Рассказывали ещё, что Николай Алексеевич с каким-то особенным, неестественным хладнокровием постоянно выигрывал в карты, и вот однажды неосторожный партнер, проигравший несколько тысяч, намекнул в кругу общих знакомых на чрезмерную ловкость некрасовских рук. Наутро Николай Алексеевич вызвал его, поставив непременным условием стреляться через платок, и до такой степени никто не сомневался в его способности не сморгнув глазом выдержать выстрел в упор, лишь бы самому наверняка застрелить оскорбителя, что самые удовлетворительные извинения были тотчас принесены.
И такой человек у всех на глазах безропотно покорялся капризам вздорной бабенки… Некрасов… железный…
А тот-то… с другой-то?.. Но какая она?..
Они таскались по лавкам и распродажам, пока Авдотья не пожелала воротиться в отель.
Они простились у самых дверей.
Авдотья нервным ударом руки, затянутой в непрозрачный тугой белый шелк, распахнула высокую дверь и, не оглядываясь, скрылась в вечернем сумраке слабо освещенных сеней.
Николай Алексеевич произнес несколько благодарственных слов, однако всё медлил последовать за капризной подругой.
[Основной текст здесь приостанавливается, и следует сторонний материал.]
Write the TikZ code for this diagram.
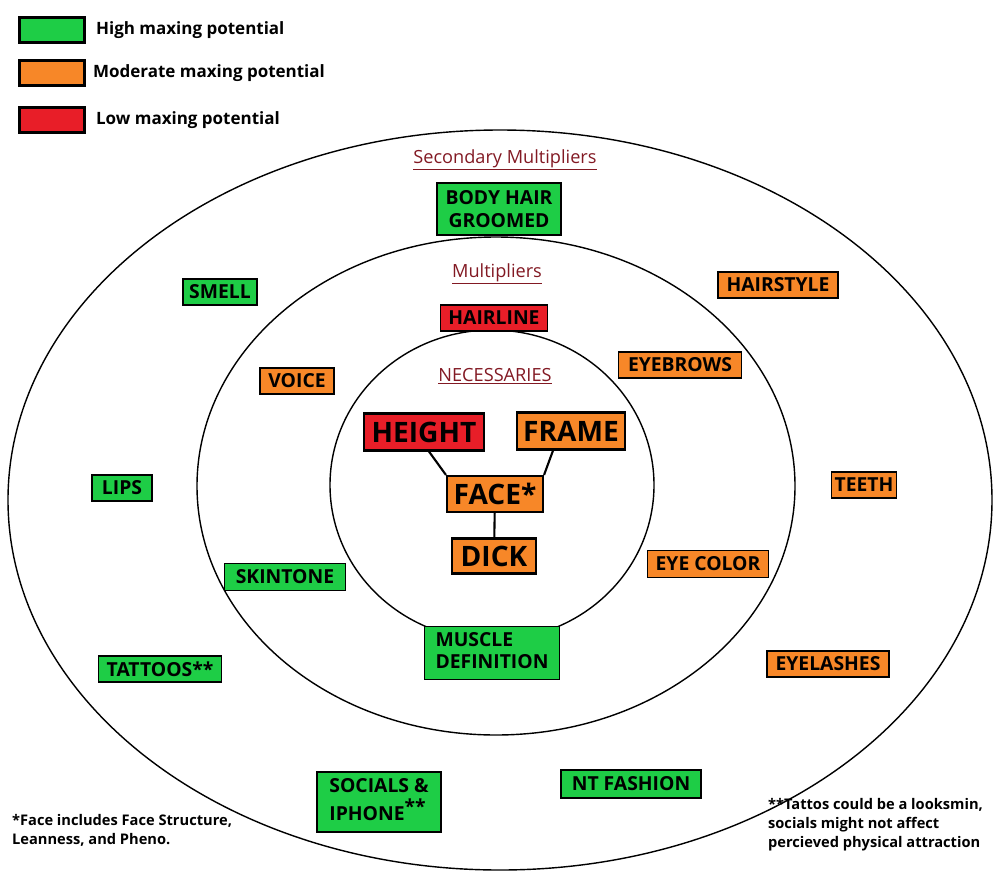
\documentclass[tikz,border=0pt]{standalone}
\usepackage{fontspec}
\setmainfont{Open Sans}
\definecolor{gr}{RGB}{30,205,70}
\definecolor{orn}{RGB}{247,135,40}
\definecolor{rd}{RGB}{232,30,40}
\definecolor{dr}{RGB}{130,25,35}
\begin{document}
\begin{tikzpicture}[x=0.3mm,y=-0.3mm,
 box/.style={draw=black,line width=1.6pt,inner sep=0pt,font=\bfseries\fontsize{16.5}{19}\selectfont,align=center},
 big/.style={box,line width=1.8pt,font=\bfseries\fontsize{24}{27}\selectfont},
 ttl/.style={text=dr,font=\fontsize{15.5}{18}\selectfont},
 leg/.style={font=\bfseries\fontsize{14.5}{17}\selectfont,anchor=west},
 note/.style={font=\bfseries\fontsize{12.5}{16.5}\selectfont,align=left,anchor=north west},
 ring/.style={draw=black,line width=1.2pt}]
\useasboundingbox (0,0) rectangle (1000,895);
\draw[ring] (500,500) ellipse [x radius=492,y radius=370];
\draw[ring] (496,486) ellipse [x radius=299,y radius=249];
\draw[ring] (492,485) ellipse [x radius=162,y radius=155];
% legend
\node[box,line width=2.2pt,fill=gr,minimum width=65*0.3mm,minimum height=25*0.3mm] (lg) at (52,30) {};
\node[box,line width=2.2pt,fill=orn,minimum width=65*0.3mm,minimum height=25*0.3mm] (lo) at (52,73) {};
\node[box,line width=2.2pt,fill=rd,minimum width=65*0.3mm,minimum height=25*0.3mm] (lr) at (52,120) {};
\node[leg] (tg) at (92,30) {High maxing potential};
\node[leg] (to) at (89,73) {Moderate maxing potential};
\node[leg] (tr) at (92,120) {Low maxing potential};
% titles
\node[ttl] (t1) at (505,160) {\underline{Secondary Multipliers}};
\node[ttl] (t2) at (497,274) {\underline{Multipliers}};
\node[ttl] (t3) at (495,376) {\underline{NECESSARIES}};
% boxes
\newcommand\bx[8][box]{\node[#1,fill=#7,minimum width=#5*0.3mm,minimum height=#6*0.3mm] (#2) at (#3,#4) {#8};}
\bx{bh}{499}{209}{124}{52}{gr}{BODY HAIR\\GROOMED}
\bx{smell}{220}{292}{74}{26}{gr}{SMELL}
\bx{hairst}{778}{285}{120}{26}{orn}{HAIRSTYLE}
\bx{hairl}{494}{318}{107}{26}{rd}{HAIRLINE}
\bx{brows}{680}{365}{123}{26}{orn}{EYEBROWS}
\bx{voice}{297}{381}{74}{26}{orn}{VOICE}
\bx[big]{height}{424}{432}{120}{37}{rd}{HEIGHT}
\bx[big]{frame}{571}{431}{108}{37}{orn}{FRAME}
\bx[big]{face}{495}{494}{96}{36}{orn}{FACE*}
\bx[big]{dick}{494}{556}{84}{35}{orn}{DICK}
\bx{lips}{122}{488}{60}{26}{gr}{LIPS}
\bx{teeth}{864}{485}{65}{26}{orn}{TEETH}
\bx{skin}{285}{577}{121}{27}{gr}{SKINTONE}
\bx{eyec}{708}{564}{121}{27}{orn}{EYE COLOR}
\bx{muscle}{492}{653}{135}{53}{gr}{\begin{tabular}{@{}l@{}}MUSCLE\\DEFINITION\end{tabular}}
\bx{tat}{160}{669}{123}{26}{gr}{TATTOOS**}
\bx{lash}{828}{664}{122}{26}{orn}{EYELASHES}
\bx{soc}{379}{802}{124}{60}{gr}{\begin{tabular}{@{}l@{}}SOCIALS \&\\IPHONE$^{\textbf{**}}$\end{tabular}}
\bx{nt}{631}{784}{140}{28}{gr}{NT FASHION}
\draw[line width=1.8pt] (height.south) ++(5,0) -- (face.north west);
\draw[line width=1.8pt] (frame.south) ++(-18,0) -- (face.north east);
\draw[line width=1.8pt] (face) -- (dick);
\node[note] (n1) at (8,810) {*Face includes Face Structure,\\Leanness, and Pheno.};
\node[note] (n2) at (764,794) {**Tattos could be a looksmin,\\socials might not affect\\percieved physical attraction};
\end{tikzpicture}
\end{document}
Иван Александрович открыто, добродушно глядел на него, и ему показалось на миг, что в душе железный Некрасов ужасно застенчив и добр.
А Некрасов, во второй раз пожав его мягкую руку, возвратясь к петербургскому «вы», с болезненной страстью заговорил:
– Иван Александрыч, отец родной! Что ни делай человек, помрет всё одно, прахом станет, добычей червей. Так лучше работать, писать во всю мочь да печатать, во что бы то ни стало печатать, больше печатать, смелей. Кругом немота. Не станешь работать – отупеешь, душу растрясешь, опоганишь, растратишь на вздор, сделаешься обыкновенная дрянь. Литераторы теперь, как никто, необходимы России! У нас роль литератора прежде всего роль учителя. Вы на меня не смотрите. Меня доконала болезнь. А вы ещё молодцом. И вам есть что сказать, я знаю, не спорьте со мной, именно есть. Так пишите! Хоть из последних сил, а пишите, и будет, говорю вам, ваше писание благом! Прощайте, отец!
Николай Алексеевич отпустил его руку, повернулся, побрел, едва переставляя от болезни или усталости ноги.
Свободный извозчик гремел по камням мостовой. Две молодые кормилицы в одинаковых белых чепцах толкали перед собой плетеные коляски на высоких колесах, о чем-то болтая между собой. Старый фонарщик с красным носом-стрючком неторопливо зажигал фонари, и фонари слабо тлели в надвигавшихся сумерках, ещё только готовясь светить.